Working Men’s Club vient affronter ses peurs

Les mancuniens de Working Men’s Club débarquent au cœur de l’été avec un nouveau disque chauffé à blanc. Frénétique et dansant, Fear Fear est la catharsis d’un artiste prolifique toujours hanté par le Post-Punk et la New-Wave des années 80.

artwork de Fear Fear

Deux ans après le très remarqué premier album éponyme du projet de Syd Minsky-Sargeant, Fear Fear dessine un second opus marqué par l’angoisse et l’incertitude, bien que toujours aussi assuré. Plus que jamais, Working Men’s Club fait le choix de la transe pour conjurer l’accablante dystopie qui semble sceller nos existences branlantes.

Inquiétant, Fear Fear l’est d’entrée de jeu. 19 ouvre le disque sur un drone oppressant, un grondement qui ouvre la voie à un beat techno déjanté, frôlant l’acid house. Des nappes orageuses de synthé assombrissent le décor, tandis qu’un hook synthétique appelle déjà la transe. Ainsi donc, on se retrouve pris entre ombre et lumière. C’est cette dualité qui fera en grande partie la force de ce disque.

De titres crépusculaires, comme l’éponyme Fear Fear et son urgence claustrophobique teintée de sonorités industrielles, au cafardeux Widow et ses chœurs hantés, WMC se fait Coldwave. Face à une telle ouverture d’album, on comprend vite que cette période trouble nourrit le désenchantement intense de la génération Z. D’un autre coté, le beat techno lo-fi de Rapture et ses riffs déchirés portent l’errance solitaire de Sargeant dans un monde vide et en déclin.

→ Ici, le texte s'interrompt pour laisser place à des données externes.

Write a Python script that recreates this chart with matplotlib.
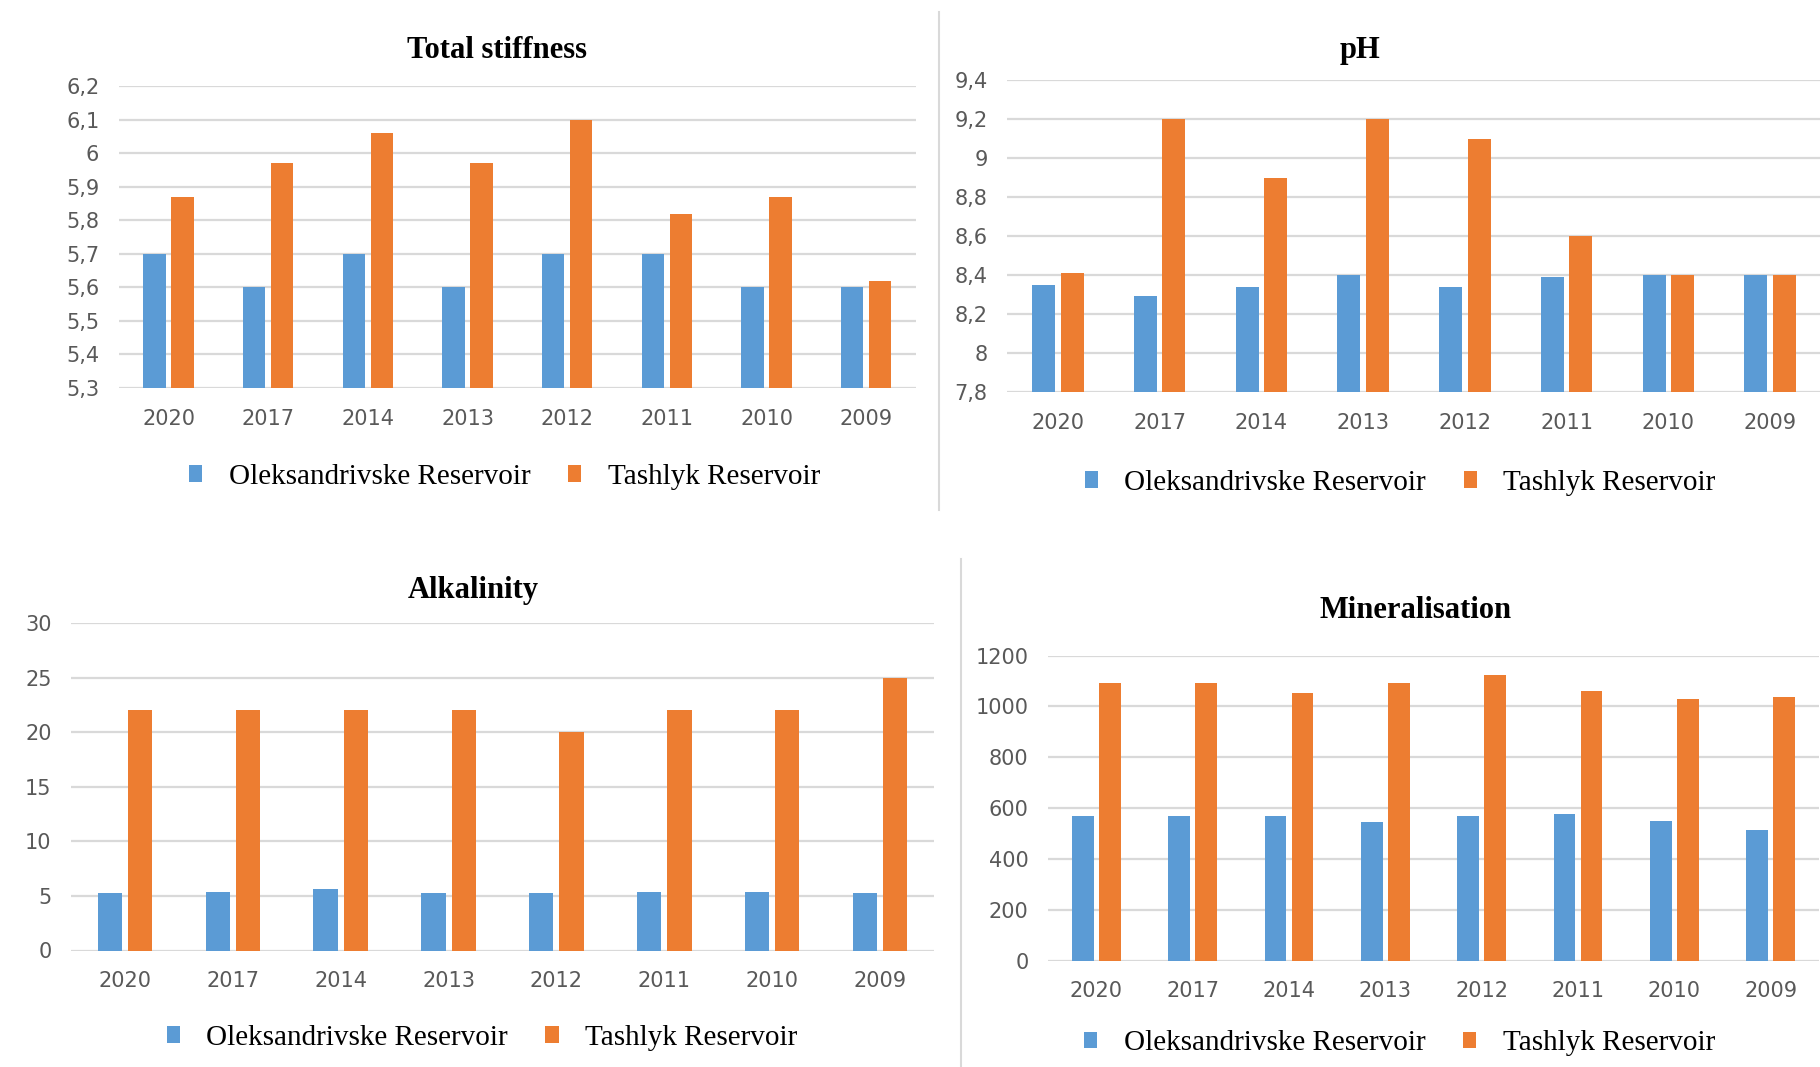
import numpy as np
import matplotlib
matplotlib.use('Agg')
import matplotlib.pyplot as plt
from matplotlib.ticker import FuncFormatter, MultipleLocator

# Water quality of the two reservoirs by year
years = ['2020', '2017', '2014', '2013', '2012', '2011', '2010', '2009']
series_names = ['Oleksandrivske Reservoir', 'Tashlyk Reservoir']

stiff_oleks = [5.7, 5.6, 5.7, 5.6, 5.7, 5.7, 5.6, 5.6]
stiff_tashlyk = [5.87, 5.97, 6.06, 5.97, 6.1, 5.82, 5.87, 5.62]

ph_oleks = [8.35, 8.29, 8.34, 8.4, 8.34, 8.39, 8.4, 8.4]
ph_tashlyk = [8.41, 9.2, 8.9, 9.2, 9.1, 8.6, 8.4, 8.4]

alk_oleks = [5.25, 5.4, 5.6, 5.25, 5.25, 5.4, 5.4, 5.25]
alk_tashlyk = [22, 22, 22, 22, 20, 22, 22, 25]

min_oleks = [567, 567, 567, 545, 567, 575, 551, 512]
min_tashlyk = [1092, 1092, 1052, 1092, 1123, 1060, 1028, 1036]

BLUE = '#5B9BD5'
ORANGE = '#ED7D31'
GRID = '#D9D9D9'
TICK = '#595959'
tick_font = ['Liberation Sans Narrow', 'DejaVu Sans']
serif_font = ['Liberation Serif', 'DejaVu Serif']

W, H = 1820, 1067
fig = plt.figure(figsize=(W / 100, H / 100), dpi=100)


def box(x0, x1, ytop, ybot):
    # pixel box -> figure fraction rect
    return [x0 / W, 1 - ybot / H, (x1 - x0) / W, (ybot - ytop) / H]


def comma_fmt(v, pos):
    return ('%g' % round(v, 3)).replace('.', ',')


def panel(rect, title, a, b, ylim, step, title_xy, leg_xy):
    ax = fig.add_axes(rect)
    x = np.arange(len(years))
    bw = 0.225
    off = 0.14
    ax.bar(x - off, a, bw, bottom=0, color=BLUE, zorder=3, label=series_names[0])
    ax.bar(x + off, b, bw, bottom=0, color=ORANGE, zorder=3, label=series_names[1])
    ax.set_xlim(-0.5, len(years) - 0.5)
    ax.set_ylim(*ylim)
    ax.yaxis.set_major_locator(MultipleLocator(step))
    ax.yaxis.set_major_formatter(FuncFormatter(comma_fmt))
    ax.set_xticks(x)
    ax.set_xticklabels(years)
    ax.grid(axis='y', color=GRID, lw=1.6, zorder=0)
    ax.set_axisbelow(True)
    for s in ax.spines.values():
        s.set_visible(False)
    ax.tick_params(length=0, colors=TICK, labelsize=15)
    ax.tick_params(axis='x', pad=15)
    ax.tick_params(axis='y', pad=14)
    for lab in ax.get_xticklabels() + ax.get_yticklabels():
        lab.set_family(tick_font)
    ax.text(title_xy[0], title_xy[1], title, transform=ax.transAxes,
            ha='center', va='center', fontsize=22, fontweight='bold',
            family=serif_font, color='black')
    ax.legend(loc='center', bbox_to_anchor=leg_xy, ncol=2, frameon=False,
              prop={'family': serif_font, 'size': 21},
              handlelength=0.45, handleheight=0.5, handletextpad=0.9,
              columnspacing=1.3)
    return ax


panel(box(118.7, 916, 86, 388), 'Total stiffness', stiff_oleks, stiff_tashlyk,
      (5.3, 6.2), 0.1, (0.475, 1.119), (0.484, -0.295))
panel(box(1007, 1821, 80, 392), 'pH', ph_oleks, ph_tashlyk,
      (7.8, 9.4), 0.2, (0.434, 1.096), (0.483, -0.292))
panel(box(71, 934, 623, 950.5), 'Alkalinity', alk_oleks, alk_tashlyk,
      (0, 30), 5, (0.466, 1.099), (0.476, -0.267))
panel(box(1048, 1819, 655.5, 960.6), 'Mineralisation', min_oleks, min_tashlyk,
      (0, 1200), 200, (0.477, 1.146), (0.456, -0.271))

# thin separators between the panels
fig.add_artist(plt.Line2D([938.5 / W] * 2, [1 - 12 / H, 1 - 510 / H], color=GRID, lw=1.5))
fig.add_artist(plt.Line2D([961 / W] * 2, [1 - 559 / H, 0], color=GRID, lw=1.5))

fig.savefig('out.png', dpi=100, facecolor='white')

La très Japan-esque Cut expose un ras-le-bol dantesque, d’un air mi désabusé mi vindicatif, balance un « Rake in your ideals / Cancel all objectives » qui sera suivi par « Cut the pigs up / Make a decision / Fight, cut, fight, cut / End this division ».

Ça prouve que WMC ne se laisse pas abattre. Si bien que la majeure partie du disque luit d’une étrange lumière. Des bribes d’espoir, certes. Mais aussi, et surtout, la lumière transcendantale de clubs moites dans lesquels le corps prend le dessus sur l’esprit. S’il est indéniable que l’ombre de New Order ou du Depeche Mode des débuts plane sur ce disque, la Synthpop de The Human League ou de Visage a trouvé une place de choix dans la plupart des morceaux.

Prenons l’exemple de l’entraînante Heart Attack, ou encore de la fulminante Money is Mine. L’omniprésence de ces basses séquencées et des ces synthétiseurs stupéfiants, la boite à rythmes qui tourne en boucle… Tout cela ensorcelle et galvanise. Les refrains sont délicieusement hypnotiques. Le parti-pris d’un pessimisme lyrique posé sur une certaine forme d’optimisme musical est mis en exergue par le planant Circumference. Le laisser-aller est de mise sur ce disque. La danse n’est peut-être pas une solution en soi, mais elle est un parégorique. Le rythme syncopé de Ploys, ainsi que son texte, en sont le meilleur exemple. Les synthétiseurs qui se mêlent et tissent une toile sonore complexe et délirante témoignent de l’évolution technique et musicale de Syd Minsky-Sargeant. The Last One viendra par la suite clore le disque sur une échappée psychédélique aux allures Krautrock. Conclusion vertigineuse qui confirme que Fear Fear se voulait grandiose, et l’est.

Ainsi, Working Men’s Club se fait réceptacle de la désolation du monde qui nous entoure. Outre cela, on perçoit la recherche de l’éclat de lumière qui peut encore s’y cacher, quelque part derrière l’ombre grandissante. Syd réalise un disque qui se veut expression du désespoir, mais aussi catharsis utopiste soignant tant bien que mal l’ire de son auteur. Fear Fear précise le style de Working Men’s Club, des influences éclectiques magistralement bien distillées qui forment une quintessence Synthpunk, voire pleinement EBM. On sent globalement que le projet trouve son identité et mûrit. On sent également que la collaboration avec Ross Orton (The Fall, Arctic Monkeys…) s’aiguise. Ce second album affiche une production plus consciencieuse. On décèle aussi une attention toute particulière à la cohérence, dont pouvait légèrement manquer leur premier effort. Moins linéaire et minimaliste, plus complexe, c’est un pari pleinement réussi, qui n’annonce que du bon pour la suite.

A ce propos, Syd Minsky-Sargeant ne semble pas prêt de s’arrêter à en découdre. Inspiré et prolifique, il a annoncé un projet solo et d’autres side projects. Affaire à suivre…

Working Men’s Club sera au Grand Mix de Tourcoing le 10 septembre pour faire revivre l’Haçienda le temps d’une soirée.